吊り橋の横の公園。木の根元にはクロッカスの群生が。

 

 車に乗り、朝来た道を戻り、午後五時にブリストルを後にする。スミレによると、僕らと別れてから、先ず事務的な説明があって(退屈で眠くなったらしい)、その後昼食を食べて、学部に行って、担当教官と先輩からの話があったという。ブリストルの印象はと聞く。

「ヒリーな(坂の多い)町で、移動が大変だった。」

本当にその通り。立体駐車場の一階と四階に出入り口があるのも、実は斜面に立っているからなのだ。上から来た車は四階から入り、下から来た車は一階から入るというわけだ。

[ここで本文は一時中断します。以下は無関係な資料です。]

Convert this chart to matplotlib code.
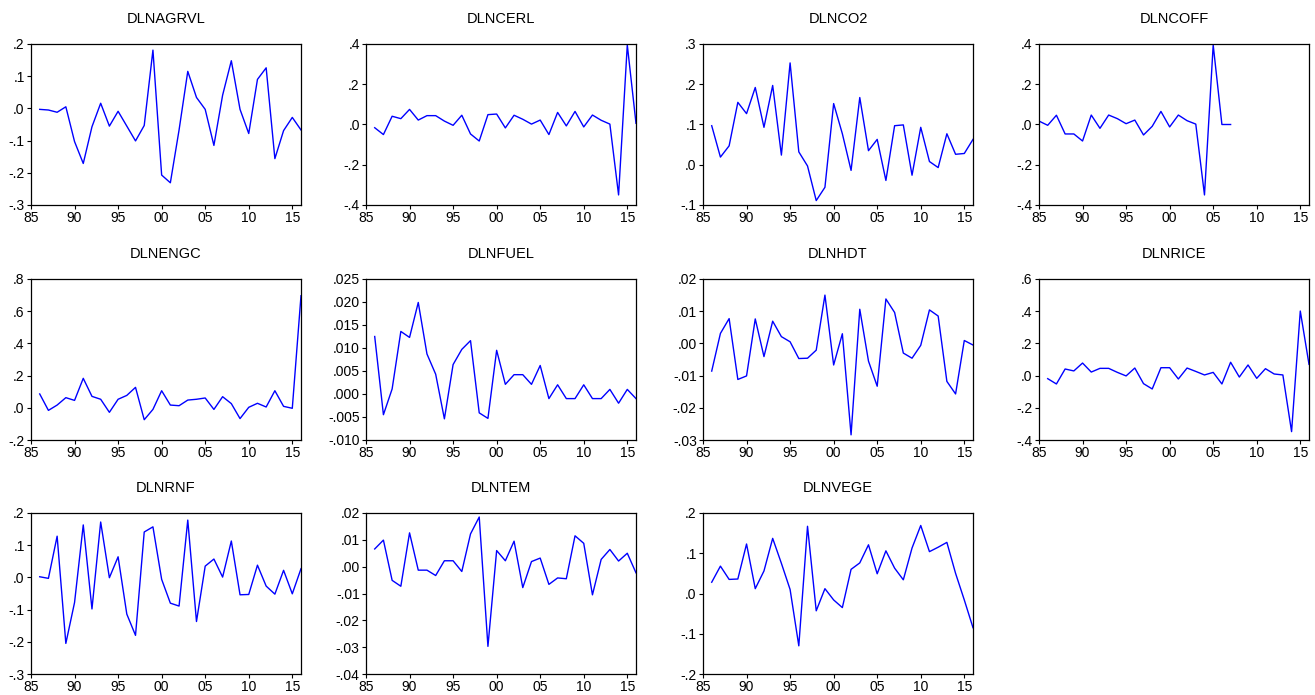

「英語を専攻しようって子は、白人が多いのよね。五十人くらいいた中で、私ともうひとりのインド人の子を除いて、あとは皆白人だった。」

ふーん、やはり英語を勉強しようと考えるのは英国人なのか。しかし、日本の大学はどうなるんだろう。英文学は結構人気があったと思うのだが。

 スミレは、将来ブリストル大学には来くることはないと断言した。試験で同じ点数が取れれば、もうひとつオファーの来ているダーラム大学に進むという。スミレがここに住むことがなければ、もうこの町に来ることもないだろう。ということは、今日が人生でブリストルに居る、最初で最後の日かもしれない。まあ、「吊り橋」を見ることができたことで、今日、ここに来た甲斐があったと思う。

 帰りはゆっくりと運転する。幸い道は空いていて、順調に距離を刻むことができる。スミレに、家に着くのは七時半頃になると、妻に電話をいれさせる。辺りが暗くなってくる。

 道中、義母と色々と話をする。話題は、日本にいる家族、妹夫婦や叔父夫婦、甥たちが今どうしてるかという「家族の消息」が多い。義理の妹の下の息子が今年十八歳になり、間もなく運転免許を取るという。そして、免許を取ると車を買ってもらえるらしい。妹は、ダンナ、両親、ふたりの息子と六人家族。そうなると六人の全てが車を持つことになり、一家で六台の車を持つことになる。ヒエ〜。

 義理の妹の嫁ぎ先、タカノ家はタケノコ農家だ。彼女の義理のお母さんは普段軽トラックに乗っておられる。ところが、美容院に行くときだけは、妹の乗用車を借りていくんだって。ここで一句。

「トラックに乗っては行けない美容院」

僕は義母からその話を聞き、タカノのお母さんの「女心」に思いを巡らし、笑ってしまった。

 家の前庭に車を停めたときは七時二十八分五十六秒。予告していたピッタリの時間に帰ってきた。中に入ると、大学が春休みに入ったとかで、普段はウォーウィックに住んでいる息子が帰っていた。彼の高校の同級生の何人かがブリストルに行っている。それで、彼はその友人を訪ねてブリストルに行ったことが何度かある。息子も、

「やたら坂の多い街だったよな。」

と言った。吊り橋へ行ったことがあるかと息子に聞くと、あると言う。

「あの吊り橋は、イングランドとウェールズの国境だよ。」

と息子。う〜ん、それ、本当なのだろうか。とにかく、皆で食卓に就き、夕食が始まった。

セントメアリー・レッドクリフ教会の前で。